Hi Eric, Christophe,

I'm trying to understand the context of this and whether/why there's a
problem. Some overview on how get_random_bytes() works:

Most of the time, get_random_bytes() is completely lockless and operates
over per-CPU data structures. get_random_bytes() calls
_get_random_bytes(), which calls crng_make_state(), and then operates
over stack data to churn out some random bytes. crng_make_state() is
where all the meat happens.

In crng_make_state(), there are three unlikely conditionals where locks
are taken. The first is:

    if (!crng_ready()) {
        ... do some expensive things involving locks ...
	... but only during early boot before the rng is initialized ...
    }

The second one is:

    if (unlikely(time_is_before_jiffies(READ_ONCE(base_crng.birth) + crng_reseed_interval()))) {
        ... do something less expensive involving locks ...
	... which happens approximately once per minute ...
    }

The third one is:

    if (unlikely(crng->generation != READ_ONCE(base_crng.generation))) {
        ... do something even less expensive involving locks ...
	... which happens when after a different cpu hit the above ...
    }

So all three of these conditions are pretty darn unlikely, with the
exception of the first one that happens all the time during early boot
before the RNG is initialized, after which it is static-branched out and
never triggers again.

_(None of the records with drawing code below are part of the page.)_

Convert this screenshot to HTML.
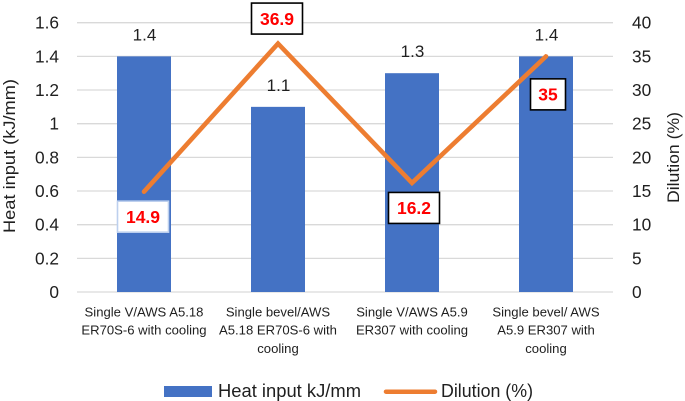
<!DOCTYPE html>
<html lang="en">
<head>
<meta charset="utf-8">
<title>Heat input and dilution chart</title>
<style>
html,body{margin:0;padding:0;background:#fff;width:685px;height:401px;overflow:hidden}
svg{display:block;font-family:"Liberation Sans",sans-serif;fill:#1f1f1f;filter:blur(0.3px)}
</style>
</head>
<body>
<svg id="chart" xmlns="http://www.w3.org/2000/svg" width="685" height="401" viewBox="0 0 685 401">
  <g id="grid"></g>
  <g id="bars"></g>
  <g id="line"></g>
  <g id="leftTicks"></g>
  <g id="rightTicks"></g>
  <g id="cats"></g>
  <g id="barLabels"></g>
  <g id="lineLabels"></g>
  <text transform="translate(15 233) rotate(-90)" font-size="16.5" textLength="154" lengthAdjust="spacingAndGlyphs">Heat input (kJ/mm)</text>
  <text transform="translate(679 203) rotate(-90)" font-size="16.5" textLength="91" lengthAdjust="spacingAndGlyphs">Dilution (%)</text>
  <g>
    <rect x="164" y="386" width="48" height="11" fill="#4472C4"/>
    <text x="218" y="397" font-size="18" textLength="143" lengthAdjust="spacingAndGlyphs">Heat input kJ/mm</text>
    <line x1="386" y1="391.7" x2="435" y2="391.7" stroke="#ED7D31" stroke-width="4.5" stroke-linecap="round"/>
    <text x="441" y="397" font-size="18" textLength="92" lengthAdjust="spacingAndGlyphs">Dilution (%)</text>
  </g>
</svg>
<script>
const categories = [
  ["Single V/AWS A5.18", "ER70S-6 with cooling"],
  ["Single bevel/AWS", "A5.18 ER70S-6 with", "cooling"],
  ["Single V/AWS A5.9", "ER307 with cooling"],
  ["Single bevel/ AWS", "A5.9 ER307 with", "cooling"]
];
const heatInput = [1.4, 1.1, 1.3, 1.4];
const dilution = [14.9, 36.9, 16.2, 35];
const leftTickValues = [0, 0.2, 0.4, 0.6, 0.8, 1, 1.2, 1.4, 1.6];
const rightTickValues = [0, 5, 10, 15, 20, 25, 30, 35, 40];

const NS = "http://www.w3.org/2000/svg";
const plot = { left: 77, right: 613, top: 22.7, bottom: 292 };
const leftMax = 1.6;
const rightMax = 40;
const barWidth = 54;

const xCenter = i => plot.left + (plot.right - plot.left) * (i + 0.5) / categories.length;
const yLeft = v => plot.bottom - (v / leftMax) * (plot.bottom - plot.top);
const yRight = v => plot.bottom - (v / rightMax) * (plot.bottom - plot.top);

function make(parentId, tag, attrs, text) {
  const el = document.createElementNS(NS, tag);
  for (const k in attrs) el.setAttribute(k, attrs[k]);
  if (text !== undefined) el.textContent = text;
  document.getElementById(parentId).appendChild(el);
  return el;
}

leftTickValues.forEach(v => {
  const y = yLeft(v);
  const g = make("grid", "line", { x1: plot.left, x2: plot.right, y1: y, y2: y, stroke: "#D9D9D9", "stroke-width": 1.3 });
  
  
  const t = make("leftTicks", "text", { x: 59, y: y + 6, "text-anchor": "end", "font-size": 17.3 }, String(v));
  
  
});

rightTickValues.forEach(v => {
  const t = make("rightTicks", "text", { x: 632, y: yRight(v) + 6, "font-size": 17.3 }, String(v));
  
  
});

heatInput.forEach((v, i) => {
  const cx = xCenter(i);
  const y = yLeft(v);
  const b = make("bars", "rect", { x: cx - barWidth / 2, y: y, width: barWidth, height: plot.bottom - y, fill: "#4472C4" });
  
  
  const t = make("barLabels", "text", { x: cx + 0.5, y: y - 16, "text-anchor": "middle", "font-size": 17 }, String(v));
  
  
});

const pts = dilution.map((v, i) => xCenter(i) + "," + yRight(v)).join(" ");
const poly = make("line", "polyline", { points: pts, fill: "none", stroke: "#ED7D31", "stroke-width": 4.6, "stroke-linecap": "round", "stroke-linejoin": "miter" });



const calloutStyle = [
  { dx: -1, dy: 25, w: 51, border: "#BDD0EE" },
  { dx: -1, dy: -25, w: 51, border: "#000000" },
  { dx: 2, dy: 25, w: 51, border: "#000000" },
  { dx: 2, dy: 38, w: 35, border: "#000000" }
];

dilution.forEach((v, i) => {
  const s = calloutStyle[i];
  const cx = xCenter(i) + s.dx;
  const cy = yRight(v) + s.dy;
  const r = make("lineLabels", "rect", { x: cx - s.w / 2, y: cy - 15.5, width: s.w, height: 31, fill: "#FFFFFF", stroke: s.border, "stroke-width": 1.6 });
  
  
  const t = make("lineLabels", "text", { x: cx, y: cy + 6.3, "text-anchor": "middle", "font-size": 17.5, "font-weight": "bold", fill: "#FF0000" }, String(v));
  
  
});

categories.forEach((lines, i) => {
  lines.forEach((line, j) => {
    const t = make("cats", "text", { x: xCenter(i), y: 316.5 + j * 18.2, "text-anchor": "middle", "font-size": 13.1 }, line);
    
    
  });
});
</script>
</body>
</html>
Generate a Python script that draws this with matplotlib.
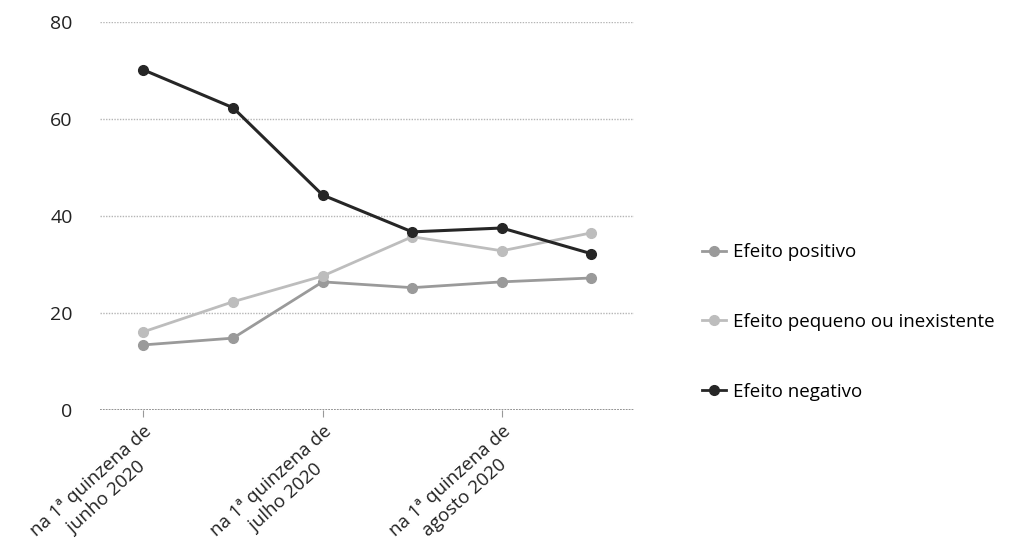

So as far as /locks/ are concerned, things should
be good here.

However, in order to operate on per-cpu data, and therefore be lockless
most of the time, it does take a "local lock", which is basically just
disabling interrupts on non-RT to do a short operation:

    local_lock_irqsave(&crngs.lock, flags);
    crng = raw_cpu_ptr(&crngs);
    crng_fast_key_erasure(...);
    local_unlock_irqrestore(&crngs.lock, flags);

crng_fast_key_erasure(), in turn, computes a single block of chacha20,
which should be relatively fast. So the critical section is very short
there.

The reason that's local_lock_irqsave() rather than local_lock() (which
would only disable preemption, I believe), is because IRQ handlers are
supposed to be able to have access to random bytes too. It seems like it
wouldn't be a super nice thing to remove that capability.

It might be possible to double the amount of per-cpu data and have a
separate state for IRQ than for non-IRQ, but that seems kind of wasteful
and complex/hairy to implement.

So that leads me to wonder more about the context: why does this matter?
It looks like you're hitting this from a DO_ONCE() thing, which are
usually only hit, as the name says, once, and then incur the overhead of
firing off a worker to change the once-static-branch, which means
DO_ONCE()es aren't very fast anyway? Or does that not accurately reflect
what's happening?

I'll also CC Sebastian here, who worked with me on that local lock and
might have some insights on IRQ latency as well.